I got up this morning and, like on most mornings, one of the first things I did was brush my teeth. It’s a simple process, just part of the minutiae of daily life. But as with so many of those little things we do every day, it’s a less-than-ideal experience. After fumbling to pull the toothbrush from the cup — where its bulbous, rubberized handle was wedged against the bulbous, rubberized handles of the other toothbrushes necessary for a household of four — and nearly dumping them all into the sink along the way, I took my frustration to Twitter:

It got me thinking about a recent post on Daring Fireball, where John Gruber expressed his frustrations that some people — even Apple Store “geniuses” — were telling iPhone owners that they need to occasionally force-quit all of the apps in their recently-used items tray. He followed up on that post on his podcast, The Talk Show, where he described the experience of operating systems where you are expected to manually monitor and adjust their states as being “fiddly.”

I’ve been thinking about that word, “fiddly,” a lot since then. I think it applies to a lot more than smartphone OSes. I’ve spent a great deal of my life dealing with overwhelming frustration at the clumsiness, the fiddliness, of everyday objects: cheap plastic toys that break easily, things that stick to other things when they shouldn’t or don’t when they should, tools that cannot adequately perform the tasks they are expressly intended for, etc.

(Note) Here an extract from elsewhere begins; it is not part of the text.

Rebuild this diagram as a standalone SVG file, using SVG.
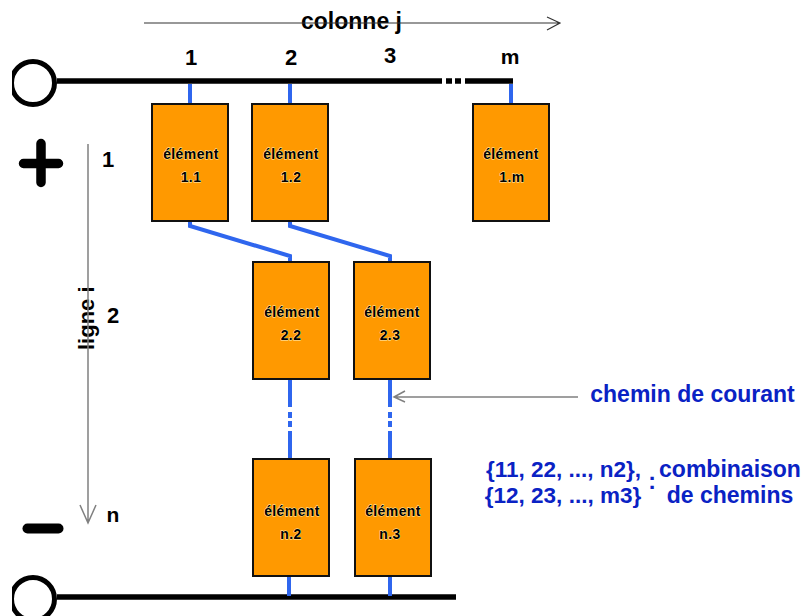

As someone who’s not inclined to tinker with objects, much less invent solutions to their shortcomings, that frustration usually just burns off as simmering rage. But as I pondered the nature of fiddliness, and the ideal of the iPhone as a “non-fiddly” object, a couple of thoughts occurred to me:

1. It is the purpose of design to reduce the fiddliness in the world.

2. Very few makers of physical objects today follow #1.

Gary Hustwit’s documentary Objectified is focused on the design of everyday objects, and those who have excelled at creating objects that are, for lack of a better word, as non-fiddly as possible. Two people featured in the documentary are Dieter Rams, the legendary German designer who led Braun’s industrial design team in the 1950s and 1960s, and Jonathan Ive, the head of Apple’s industrial design team today. Both Rams and Ive share a passion for making objects that work. Form not only follows function, form is function. It’s a seamless integration of purpose and style that makes the objects a delight to use.

And that’s a very rare thing today, indeed.